Simplifying above equation, we get,

$$\dot{s}\le \widetilde{f}-D\widehat{f}-D\left( {\dddot{x}}_{d}+{c}_{{s}_{1}}\ddot{\widehat{e}}+{c}_{{s}_{2}}\dot{\widehat{e}} \right)-\left(1+D\right)\left({K}_{{s}_{1}}{\text{sign}}\left(s\right)+{K}_{{s}_{2}}s\right)$$

(21)

where \(f- \widehat{f}=\widetilde{f} \left(x\right)\) represents model uncertainties and is bounded by \(\left|\widetilde{f} \right|\le F\).
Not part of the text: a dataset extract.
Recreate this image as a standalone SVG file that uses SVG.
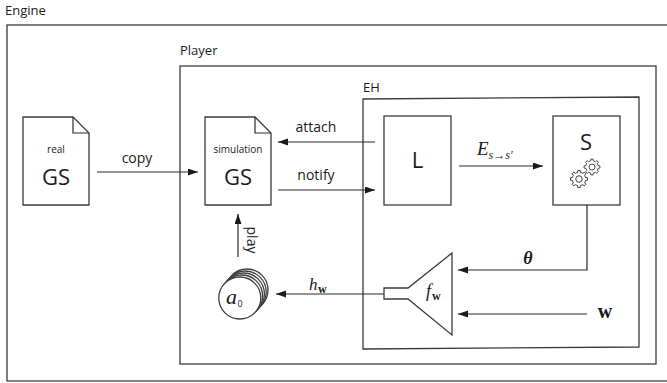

Considering eq. (15), it can be shown that

$$\dot{V}\le s\left(F-D\widehat{f}-D\left( {\dddot{x}}_{d}+{c}_{{s}_{1}}\ddot{\widehat{e}}+{c}_{{s}_{2}}\dot{\widehat{e}} \right)-\left(1+D\right)\left({K}_{{s}_{1}}{\text{sign}}\left(s\right)+{K}_{{s}_{2}}s\right)\right)\le s\left(F-D\widehat{f}-D\left( {\dddot{x}}_{d}+{c}_{{s}_{1}}\ddot{\widehat{e}}+{c}_{{s}_{2}}\dot{\widehat{e}})\right) -\left(1+D\right)\left({K}_{{s}_{1}}s+{K}_{{s}_{2}}{s}^{2}\right)\right)$$

(22)

Thus, if we choose \({K}_{{s}_{1}}\) and \({K}_{{s}_{2}}\) large to satisfy following condition,

$$s\left(F-D\widehat{f}-D\left( {\dddot{x}}_{d}+{c}_{{s}_{1}}\ddot{\widehat{e}}+{c}_{{s}_{2}}\dot{\widehat{e}} )\right)<\left(1+D\right)\left({K}_{{s}_{1}}s+{K}_{{s}_{2}}{s}^{2}\right)\right)$$

(23)

Then, we have,

$$\dot{V}<0.$$

(24)

which shows that SMA system with proposed controller would always dissipate energy and the system will become stable by the Lyapunov stability theorem. Once, \(\dot{V}<0\) is ensured, \(s\) converges to zero. Thus, on the sliding surface where \(s=0\), we have,

$$s=0=\ddot{\widehat{e}}+{c}_{{s}_{1}}\dot{\widehat{e}}+{c}_{{s}_{2}}\widehat{e}$$

(25)

which infers that

$$\ddot{\widehat{e}}=-{c}_{{s}_{1}}\dot{\widehat{e}}-{c}_{{s}_{2}}\widehat{e}$$

(26)

We can express (24) as follows,

$$\left[\begin{array}{c}\dot{\widehat{e}}\\ \ddot{\widehat{e}}\end{array}\right]=\left[\begin{array}{c}{\dot{\widehat{e}}}_{1}\\ {\dot{\widehat{e}}}_{2}\end{array}\right]=\left[\begin{array}{ccc}0& 1& 0\\ 0& -{c}_{{s}_{2}}& -{c}_{{s}_{1}}\end{array}\right]\left[\begin{array}{c}{\widehat{e}}_{1}\\ {\widehat{e}}_{2}\end{array}\right]$$

(27)

Now we can choose \({c}_{{s}_{1}}\) and \({{c}_{s}}_{2}\) to place poles to achieve our desired performance. Gains, \({K}_{{s}_{1}}\) and \({K}_{{s}_{2}}\), are used to attract the system states to the sliding surface (ensured by Lyapunov convergence). Parameters, \({c}_{{s}_{1}}\) and \({c}_{{s}_{2}}\), ensure convergence of the state errors to zero along the sliding surface.